By this TED-Spread measure, the current crisis started on the ironic anniversary, 9/11, when the spread stood at 1.21, already moderately high. One week later, it hit a new peak, 3.13, which was completely unprecedented. It had never in its history exceeded much over 2.0. Just another three weeks was needed for this to reach the mind-boggling peak of 4.64. See:

[courtesy of Bloomberg.com,

For a broader perspective, look at this measure over five years:

From the perspective of the credit markets (where this crisis originated and demolished the financial pillars of the "real economy"), the credit "crisis" is now just a moderate credit "crunch" and may well be back to fairly normal range within a week.

So, looking forward, what are the prospects for resumption of brisk growth? Excellent. Although willingness of consumers to spend may be dampened for some months, there is great benefit to having that income saved and re-invested rather than simply consumed. The underlying engine of economic growth--technology and it's inventive application to productive uses of all kinds all over the globe--never took a breather through this crisis. Great plans and ideas are sill on the drawing boards in every country on earth. Computing power and information transmission and processing capabilities are better now than they were a year ago.

There is one advantage right now that the global economy didn't have a year ago. Energy and raw materials are much cheaper. With access to capital for sound infrastructure investments, all those wonderful plans sitting on drawing boards can now be funded and carried out at substantially lower cost than they could have just one year ago. When in the history of economics have such investment opportunities existed before? Never. Never.

What we went through over the past two months is comparable in intensity to what happened during the Crash of 1929 and the Great Depression. The fairly mind-boggling difference is that we went from good times to abyss and now solidly on the way to recovery in two months rather than ten years.

How could this be? Simply, most money exists as information, not physical currency--account balances, ledger entries, contract obligations and the like. This is simply data. In this electronic information age, this data can be transported, recorded, verified, and exchanged all over the globe in the blink of an eye, in quantities that defy the ability of the mind to comprehend. The "positive feedback loops" of money creation and destruction now can now develop and reverse in days to weeks rather than months to years.

As long as the central banks can respond rationally, quickly, and vigorously, these self-reinforcing cycles of money creation and contraction (inflationary spirals and deflationary crashes) can be corrected with breathtaking speed. The central banks today sit at the tiller of a supersonic speedboat, instead of the great wheel of a stately steamship. Through the first eight months of 2008, they didn't realize the economy was drifting towards a deflationary crisis. Once the picture became clear, however, their actions were brisk, vigorous, rational, and concerted. Over this time, the central bankers look first pretty incompetent, and subsequently brilliant and courageous.
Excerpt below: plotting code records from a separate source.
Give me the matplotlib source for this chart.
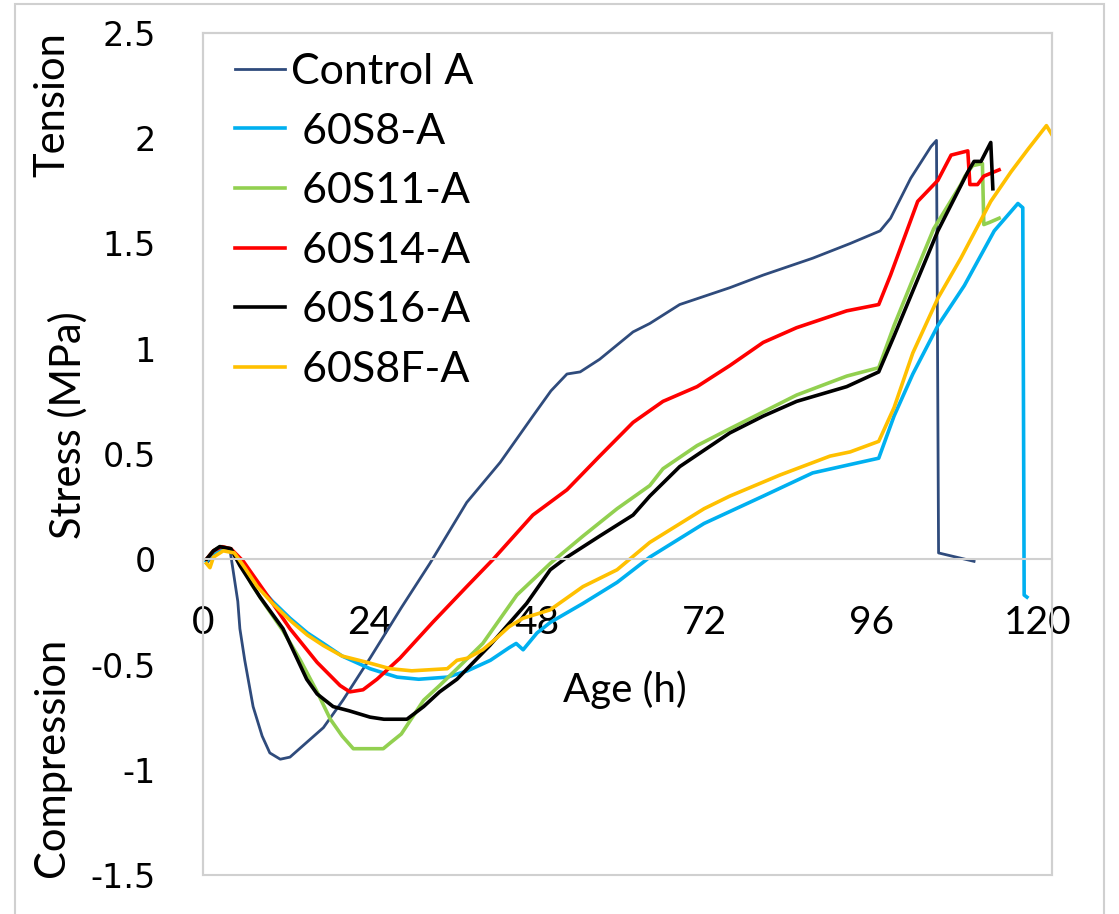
import matplotlib
matplotlib.use("Agg")
import matplotlib.pyplot as plt
from matplotlib.patches import Rectangle

# ---- data (age in h, stress in MPa) ----
ctrl_x = [0.5, 1.5, 3.0, 3.9, 5.0, 5.3, 6.0, 7.2, 8.5, 9.6, 11.1, 12.5, 14.9, 17.3, 20.1,
          24.0, 28.5, 32.6, 37.9, 42.7, 47.4, 50.0, 52.3, 54.2, 57.0, 61.8, 64.2, 68.5,
          75.7, 80.5, 87.6, 93.0, 97.3, 98.8, 101.7, 104.6, 105.4, 105.7, 110.8]
ctrl_y = [-0.02, 0.02, 0.05, 0.04, -0.20, -0.33, -0.48, -0.70, -0.84, -0.92, -0.95, -0.94,
          -0.87, -0.80, -0.67, -0.47, -0.23, -0.02, 0.27, 0.46, 0.68, 0.80, 0.88, 0.89, 0.95,
          1.08, 1.12, 1.21, 1.29, 1.35, 1.43, 1.50, 1.56, 1.62, 1.81, 1.96, 1.99, 0.03, -0.01]

s8_x = [0.5, 1.5, 3.0, 4.5, 6.0, 7.8, 10.0, 12.5, 15.0, 17.3, 20.0, 24.0, 27.9, 31.0, 35.1,
        38.0, 41.3, 44.0, 45.0, 46.0, 48.0, 49.9, 54.6, 59.5, 64.2, 72.0, 80.5, 87.6, 93.0,
        97.1, 99.3, 102.0, 105.6, 109.4, 113.7, 117.1, 117.8, 118.0, 118.4]
s8_y = [-0.01, 0.03, 0.05, 0.03, -0.05, -0.12, -0.20, -0.28, -0.35, -0.40, -0.46, -0.52,
        -0.56, -0.57, -0.56, -0.53, -0.48, -0.42, -0.40, -0.43, -0.35, -0.30, -0.21, -0.11,
        0.01, 0.17, 0.30, 0.41, 0.45, 0.48, 0.68, 0.88, 1.11, 1.30, 1.56, 1.69, 1.67, -0.17,
        -0.18]

s11_x = [0.5, 1.5, 2.5, 4.0, 5.5, 7.0, 9.0, 11.5, 14.0, 16.4, 18.3, 20.0, 21.6, 24.0, 25.9,
         27.0, 28.5, 29.5, 31.7, 34.0, 36.5, 40.2, 45.1, 49.9, 54.6, 59.5, 64.2, 66.1, 71.0,
         75.7, 80.5, 85.3, 92.5, 97.1, 99.3, 102.0, 105.0, 108.9, 109.5, 110.6, 112.0, 112.2,
         113.0, 114.4]
s11_y = [0.0, 0.04, 0.06, 0.05, -0.02, -0.12, -0.22, -0.34, -0.48, -0.63, -0.76, -0.84,
         -0.90, -0.90, -0.90, -0.87, -0.83, -0.78, -0.67, -0.60, -0.52, -0.40, -0.17, -0.02,
         0.11, 0.24, 0.35, 0.43, 0.54, 0.62, 0.70, 0.78, 0.87, 0.91, 1.11, 1.33, 1.57, 1.78,
         1.82, 1.87, 1.88, 1.59, 1.60, 1.62]

s14_x = [0.5, 1.5, 2.7, 4.0, 5.8, 7.5, 9.2, 12.5, 16.4, 19.7, 21.1, 23.0, 25.0, 28.3, 33.0,
         37.9, 41.7, 47.4, 52.3, 57.0, 61.8, 66.1, 71.0, 75.7, 80.5, 85.3, 92.5, 97.1, 98.8,
         102.7, 105.6, 107.5, 109.9, 110.2, 111.3, 112.2, 114.4]
s14_y = [0.0, 0.04, 0.06, 0.05, -0.01, -0.09, -0.17, -0.33, -0.49, -0.60, -0.63, -0.62,
         -0.57, -0.47, -0.30, -0.13, 0.0, 0.21, 0.33, 0.49, 0.65, 0.75, 0.82, 0.92, 1.03,
         1.10, 1.18, 1.21, 1.35, 1.70, 1.80, 1.92, 1.94, 1.78, 1.78, 1.82, 1.85]

s16_x = [0.5, 1.5, 2.4, 4.0, 5.3, 8.2, 11.5, 14.9, 16.4, 18.7, 21.0, 24.0, 26.0, 29.3, 31.7,
         34.0, 36.5, 41.2, 46.5, 49.9, 52.3, 57.0, 61.8, 64.2, 68.5, 75.7, 80.5, 85.3, 92.5,
         97.1, 99.3, 105.6, 109.9, 110.8, 111.8, 113.2, 113.5]
s16_y = [0.0, 0.04, 0.06, 0.05, -0.03, -0.18, -0.33, -0.57, -0.64, -0.70, -0.72, -0.75,
         -0.76, -0.76, -0.70, -0.63, -0.57, -0.41, -0.21, -0.05, 0.01, 0.11, 0.21, 0.30, 0.44,
         0.60, 0.68, 0.75, 0.82, 0.89, 1.06, 1.56, 1.84, 1.89, 1.89, 1.98, 1.76]

s8f_x = [0.5, 1.0, 1.5, 2.9, 4.5, 6.0, 7.8, 10.0, 12.5, 15.0, 17.3, 20.0, 23.6, 26.9, 30.0,
         35.1, 36.5, 38.0, 40.2, 42.0, 44.0, 46.0, 48.0, 49.9, 54.6, 59.5, 64.2, 72.0, 75.7,
         82.9, 90.1, 93.0, 97.1, 99.3, 102.0, 105.6, 108.9, 113.2, 116.1, 118.6, 121.2, 122.3]
s8f_y = [-0.02, -0.04, 0.01, 0.04, 0.03, -0.04, -0.13, -0.21, -0.29, -0.36, -0.41, -0.46,
         -0.49, -0.52, -0.53, -0.52, -0.48, -0.47, -0.43, -0.38, -0.32, -0.28, -0.26, -0.24,
         -0.13, -0.05, 0.08, 0.24, 0.30, 0.40, 0.49, 0.51, 0.56, 0.72, 0.98, 1.24, 1.43, 1.70,
         1.84, 1.95, 2.06, 2.00]

SERIES = [
    ('Control A', ctrl_x, ctrl_y, '#2F4B7C', 2.0),
    (' 60S8-A', s8_x, s8_y, '#00B0F0', 2.6),
    (' 60S11-A', s11_x, s11_y, '#92D050', 2.6),
    (' 60S14-A', s14_x, s14_y, '#FF0000', 2.6),
    (' 60S16-A', s16_x, s16_y, '#000000', 2.6),
    (' 60S8F-A', s8f_x, s8f_y, '#FFC000', 2.6),
]
x_ticks = [0, 24, 48, 72, 96, 120]
y_ticks = [-1.5, -1, -0.5, 0, 0.5, 1, 1.5, 2, 2.5]
y_ticklabels = ['-1.5', '-1', '-0.5', '0', '0.5', '1', '1.5', '2', '2.5']

W, H = 1119, 914
fig = plt.figure(figsize=(W / 100, H / 100), dpi=100)
ax = fig.add_axes([203 / W, 1 - 875 / H, 849 / W, 842 / H])

GRID = '#D0D0D0'
for lab, xs, ys, c, lw in SERIES:
    ax.plot(xs, ys, color=c, lw=lw, label=lab, solid_joinstyle='round')

ax.set_xlim(0, 122)
ax.set_ylim(-1.5, 2.5)
for s in ('left', 'right', 'top'):
    ax.spines[s].set_color(GRID)
    ax.spines[s].set_linewidth(1.5)
ax.spines['bottom'].set_position(('data', 0))
ax.spines['bottom'].set_color(GRID)
ax.spines['bottom'].set_linewidth(1.5)
ax.add_patch(Rectangle((0, 0), 1, 1, transform=ax.transAxes, fill=False,
                       ec=GRID, lw=1.5, clip_on=False, zorder=0))

ax.set_xticks(x_ticks)
ax.set_yticks(y_ticks)
ax.set_yticklabels(y_ticklabels)
ax.tick_params(axis='x', length=0, pad=33, labelsize=28)
ax.tick_params(axis='y', length=0, pad=34, labelsize=24)
for t in ax.get_xticklabels():
    t.set_fontfamily('Lato')
for t in ax.get_yticklabels():
    t.set_fontfamily('DejaVu Sans')

leg = ax.legend(loc='upper left', bbox_to_anchor=(32 / 849, 1 - 20 / 842),
                frameon=False, borderaxespad=0, borderpad=0,
                handlelength=1.15, handletextpad=0.15, labelspacing=0.5,
                prop={'family': 'Lato', 'size': 31})

fig.text(625 / W, 1 - 690 / H, 'Age (h)', ha='center', va='center',
         family='Lato', fontsize=29)
fig.text(52 / W, 1 - 105 / H, 'Tension', rotation=90, ha='center', va='center',
         family='Lato', fontsize=30)
fig.text(68 / W, 1 - 425 / H, 'Stress (MPa)', rotation=90, ha='center', va='center',
         family='Lato', fontsize=30)
fig.text(52 / W, 1 - 757 / H, 'Compression', rotation=90, ha='center', va='center',
         family='Lato', fontsize=30)

fig.patches.append(Rectangle((15 / W, -0.01), (1104 - 15) / W, 1.01 - 4 / H,
                             transform=fig.transFigure, fill=False, ec='#D0D0D0', lw=1.5))

fig.savefig('out.png', dpi=100)
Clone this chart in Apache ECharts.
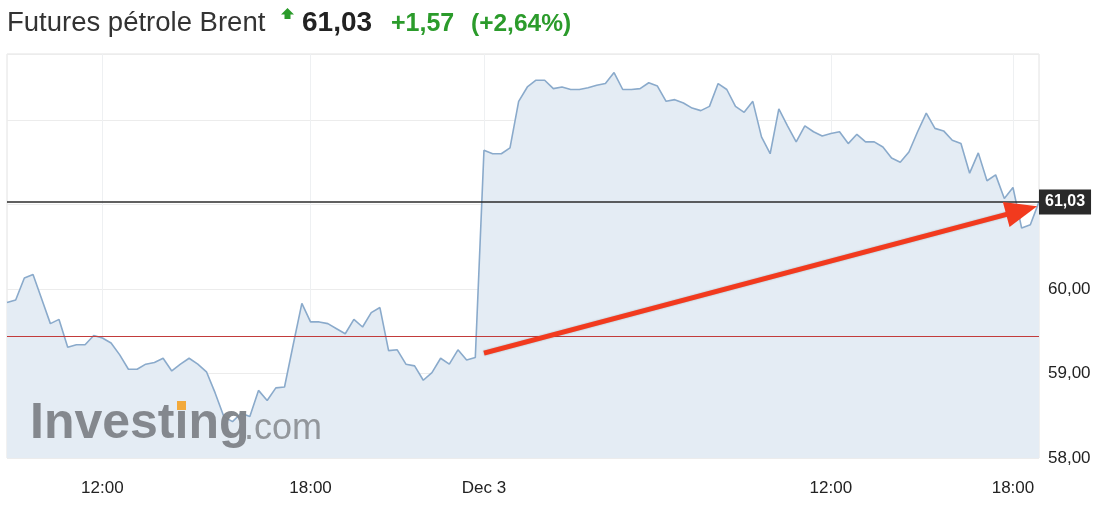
<!DOCTYPE html>
<html><head><meta charset="utf-8">
<script src="https://cdn.jsdelivr.net/npm/echarts@6/dist/echarts.min.js"></script>
<style>html,body{margin:0;padding:0;background:#fff}#c{width:1120px;height:523px}</style>
</head><body><div id="c"></div>
<script>
// Brent futures price, one point per interval (Dec 2 -> Dec 3)
const prices = [
  59.84, 59.87, 60.13, 60.17, 59.88, 59.59, 59.64, 59.31, 59.34, 59.34,
  59.45, 59.42, 59.36, 59.22, 59.05, 59.05, 59.11, 59.13, 59.18, 59.03,
  59.11, 59.18, 59.11, 59.02, 58.77, 58.49, 58.43, 58.53, 58.49, 58.80,
  58.68, 58.83, 58.84, 59.34, 59.83, 59.61, 59.61, 59.59, 59.53, 59.47,
  59.64, 59.55, 59.72, 59.78, 59.27, 59.28, 59.11, 59.09, 58.92, 59.01,
  59.18, 59.11, 59.28, 59.16, 59.19, 61.64, 61.60, 61.60, 61.67, 62.22,
  62.39, 62.47, 62.47, 62.37, 62.39, 62.36, 62.36, 62.38, 62.41, 62.43,
  62.56, 62.36, 62.36, 62.37, 62.44, 62.40, 62.22, 62.24, 62.20, 62.14,
  62.11, 62.16, 62.43, 62.36, 62.16, 62.09, 62.22, 61.80, 61.60, 62.13,
  61.93, 61.74, 61.93, 61.86, 61.81, 61.84, 61.86, 61.72, 61.83, 61.74,
  61.74, 61.68, 61.55, 61.50, 61.62, 61.86, 62.08, 61.90, 61.87, 61.76,
  61.72, 61.37, 61.61, 61.28, 61.35, 61.07, 61.20, 60.72, 60.76, 61.03
];
const xTickIndex = [11, 35, 55, 95, 116];
const xTickLabels = ['12:00', '18:00', 'Dec 3', '12:00', '18:00'];
const yTickValues = [58, 59, 60];
const yTickLabels = ['58,00', '59,00', '60,00'];
const yMin = 58, yMax = 62.78;
const lastPrice = 61.03;
const lastPriceLabel = '61,03';
const prevClose = 59.44;
const changeLabel = '+1,57';
const changePctLabel = '(+2,64%)';
const titleLabel = 'Futures pétrole Brent';
const arrowFrom = [55, 59.24];
const arrowTo = [117, 60.93];

const categories = prices.map((_, i) => String(i));
const FONT = "'Liberation Sans', Arial, Helvetica, sans-serif";
const isTick = (i) => xTickIndex.indexOf(i) >= 0;

const chart = echarts.init(document.getElementById('c'), null, {renderer: 'canvas'});
chart.setOption({
  animation: false,
  backgroundColor: '#fff',
  textStyle: {fontFamily: FONT},
  grid: {left: 7, top: 54, right: 81, bottom: 65, show: true, borderColor: '#e2e2e2', borderWidth: 1, backgroundColor: 'transparent'},
  xAxis: {
    type: 'category', data: categories, boundaryGap: false,
    axisLine: {show: false}, axisTick: {show: false},
    axisLabel: {
      interval: (i) => isTick(i),
      formatter: (v, i) => { const k = xTickIndex.indexOf(i); return k >= 0 ? xTickLabels[k] : ''; },
      fontSize: 17, color: '#222', margin: 22, fontFamily: FONT
    },
    splitLine: {show: true, interval: (i) => isTick(i), lineStyle: {color: '#eef0f2', width: 1}}
  },
  yAxis: {
    type: 'value', position: 'right', min: yMin, max: yMax, interval: 1,
    axisLine: {show: false}, axisTick: {show: false},
    axisLabel: {
      formatter: (v) => { const k = yTickValues.indexOf(Math.round(v * 100) / 100); return k >= 0 ? yTickLabels[k] : ''; },
      fontSize: 17, color: '#222', margin: 9, fontFamily: FONT
    },
    splitLine: {lineStyle: {color: '#ececec', width: 1}}
  },
  series: [{
    type: 'line', data: prices, symbol: 'none', smooth: false,
    lineStyle: {color: '#8aaacb', width: 1.6},
    areaStyle: {color: '#e4ecf4', opacity: 1, origin: 'start'},
    z: 2,
    markLine: {
      silent: true, symbol: ['none', 'none'], animation: false,
      data: [
        {yAxis: prevClose, lineStyle: {color: '#c23b3b', width: 1, type: 'solid'}, label: {show: false}},
        {yAxis: lastPrice, lineStyle: {color: '#2b2b2b', width: 1.5, type: 'solid'},
          label: {show: true, position: 'end', distance: 0, formatter: lastPriceLabel,
            backgroundColor: '#2a2a2a', color: '#fff', fontWeight: 'bold', fontSize: 16,
            padding: [5, 6, 4, 6], fontFamily: FONT}},
        [
          {coord: arrowFrom, symbol: 'none', lineStyle: {color: '#f23a1e', width: 5, type: 'solid', shadowBlur: 2, shadowColor: 'rgba(0,0,0,0.25)'}, label: {show: false}},
          {coord: arrowTo, symbol: 'triangle', symbolSize: [26, 32]}
        ]
      ]
    }
  }],
  graphic: [
    {type: 'text', x: 7, y: 23, style: {text: titleLabel, font: "27.5px " + FONT, fill: '#333', align: 'left', verticalAlign: 'middle'}},
    {type: 'polygon', shape: {points: [[287.5, 8], [294, 14.5], [290.5, 14.5], [290.5, 19], [284.5, 19], [284.5, 14.5], [281, 14.5]]}, style: {fill: '#2b9b2b'}},
    {type: 'text', x: 302, y: 23, style: {text: lastPriceLabel, font: "bold 28px " + FONT, fill: '#222', align: 'left', verticalAlign: 'middle'}},
    {type: 'text', x: 391, y: 24, style: {text: changeLabel, font: "bold 25px " + FONT, fill: '#2b9b2b', align: 'left', verticalAlign: 'middle'}},
    {type: 'text', x: 471, y: 24, style: {text: changePctLabel, font: "bold 24.5px " + FONT, fill: '#2b9b2b', align: 'left', verticalAlign: 'middle'}},
    {type: 'text', x: 30, y: 424, z: 100, style: {text: 'Investıng', font: "bold 50px " + FONT, fill: '#7e8388', opacity: 0.95, align: 'left', verticalAlign: 'middle'}},
    {type: 'rect', z: 100, shape: {x: 177, y: 401, width: 9, height: 9}, style: {fill: '#f2a93b'}},
    {type: 'text', x: 244, y: 429, z: 100, style: {text: '.com', font: "36px " + FONT, fill: '#8e9297', opacity: 0.95, align: 'left', verticalAlign: 'middle'}}
  ]
});
</script>
</body></html>
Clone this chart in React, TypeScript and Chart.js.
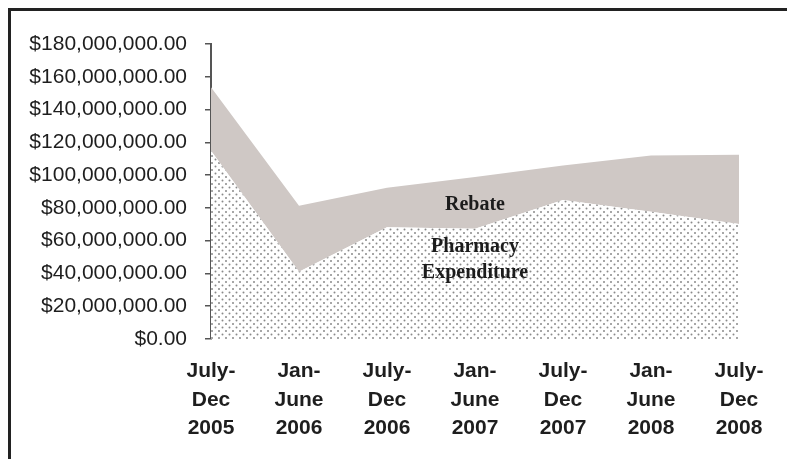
import React, { useEffect, useRef } from "react";
import { Chart, registerables } from "chart.js";

Chart.register(...registerables);

// Half-year periods (x categories, multi-line labels)
const periods: string[][] = [
  ["July-", "Dec", "2005"],
  ["Jan-", "June", "2006"],
  ["July-", "Dec", "2006"],
  ["Jan-", "June", "2007"],
  ["July-", "Dec", "2007"],
  ["Jan-", "June", "2008"],
  ["July-", "Dec", "2008"],
];

// Pharmacy expenditure (bottom stacked area), dollars
const pharmacyExpenditure: number[] = [
  114.9e6, 41.1e6, 68.2e6, 67.2e6, 84.8e6, 77.6e6, 70.2e6,
];

// Rebate (stacked on top of pharmacy expenditure), dollars
const rebate: number[] = [
  38.7e6, 40.2e6, 24.1e6, 31.6e6, 21.0e6, 34.3e6, 42.2e6,
];

// Y axis range
const yMin = 0;
const yMax = 180e6;
const yStep = 20e6;

// In-chart area labels: text, category index, value
const noteTexts: string[] = ["Rebate", "Pharmacy", "Expenditure"];
const noteIndex: number[] = [3, 3, 3];
const noteValues: number[] = [82.0e6, 56.3e6, 40.1e6];

function makeDotPattern(): CanvasPattern | string {
  const c = document.createElement("canvas");
  c.width = 7;
  c.height = 7;
  const g = c.getContext("2d");
  if (!g) return "#e0e0e0";
  g.fillStyle = "#ffffff";
  g.fillRect(0, 0, 7, 7);
  g.fillStyle = "#8a8a8a";
  g.beginPath();
  g.arc(1.5, 1.5, 1.0, 0, Math.PI * 2);
  g.fill();
  g.beginPath();
  g.arc(5, 5, 1.0, 0, Math.PI * 2);
  g.fill();
  const p = g.createPattern(c, "repeat");
  return p || "#e0e0e0";
}

const notesPlugin = {
  id: "areaNotes",
  afterDatasetsDraw(chart: any) {
    const { ctx, scales } = chart;
    const x = scales.x;
    const y = scales.y;
    ctx.save();
    ctx.font = 'bold 20px "Liberation Serif", "Times New Roman", serif';
    ctx.fillStyle = "#1c1c1c";
    ctx.textAlign = "center";
    ctx.textBaseline = "middle";
    noteTexts.forEach((t, i) => {
      ctx.fillText(t, x.getPixelForValue(noteIndex[i]), y.getPixelForValue(noteValues[i]));
    });
    ctx.restore();
  },
};

export default function App() {
  const canvasRef = useRef<HTMLCanvasElement | null>(null);

  useEffect(() => {
    if (!canvasRef.current) return;
    const pattern = makeDotPattern();
    const chart = new Chart(canvasRef.current, {
      type: "line",
      data: {
        labels: periods,
        datasets: [
          {
            label: "Pharmacy Expenditure",
            data: pharmacyExpenditure,
            fill: "origin",
            backgroundColor: pattern as any,
            borderColor: "rgba(0,0,0,0)",
            borderWidth: 0,
            pointRadius: 0,
            tension: 0,
          },
          {
            label: "Rebate",
            data: rebate,
            fill: "-1",
            backgroundColor: "#cfc8c5",
            borderColor: "rgba(0,0,0,0)",
            borderWidth: 0,
            pointRadius: 0,
            tension: 0,
          },
        ],
      },
      options: {
        animation: false,
        responsive: true,
        maintainAspectRatio: false,
        layout: { padding: { top: 33, right: 56, left: 0, bottom: 0 } },
        plugins: {
          legend: { display: false },
          tooltip: { enabled: false },
        },
        scales: {
          x: {
            grid: { display: false, drawTicks: false },
            border: { display: false },
            ticks: {
              color: "#1e1e1e",
              padding: 18,
              maxRotation: 0,
              autoSkip: false,
              font: {
                family: '"Liberation Sans", Arial, sans-serif',
                size: 21,
                weight: "bold",
                lineHeight: 1.36,
              },
            },
            afterFit(s: any) {
              s.height = 120;
            },
          },
          y: {
            stacked: true,
            min: yMin,
            max: yMax,
            z: 1,
            grid: {
              drawOnChartArea: false,
              drawTicks: true,
              tickLength: 6,
              color: "#555",
              lineWidth: 1.5,
            },
            border: { display: true, color: "#555", width: 2 },
            ticks: {
              stepSize: yStep,
              padding: 18,
              color: "#1e1e1e",
              font: { family: '"Liberation Sans", Arial, sans-serif', size: 21 },
              callback: (v: any) =>
                "$" +
                Number(v).toLocaleString("en-US", {
                  minimumFractionDigits: 2,
                  maximumFractionDigits: 2,
                }),
            },
            afterFit(s: any) {
              s.width = 200;
            },
          },
        },
      },
      plugins: [notesPlugin],
    });
    return () => chart.destroy();
  }, []);

  return (
    <div
      style={{
        borderTop: "3px solid #222",
        borderLeft: "3px solid #222",
        width: 784,
        height: 448,
        position: "relative",
      }}
    >
      <canvas ref={canvasRef} style={{ width: "100%", height: "100%" }} />
    </div>
  );
}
This morning, the economic future looks exceptionally bright. The "real economy" however, will surely take a few more months to reflect this reality; it hasn't had time to fully reflect the emergency (and near-catastrope) that has already happened in the financial markets.

In summary, Warren Buffet is surely correct that equity investments today represent an opportunity that may be of unprecedented value in the history of finance. It is time to invest.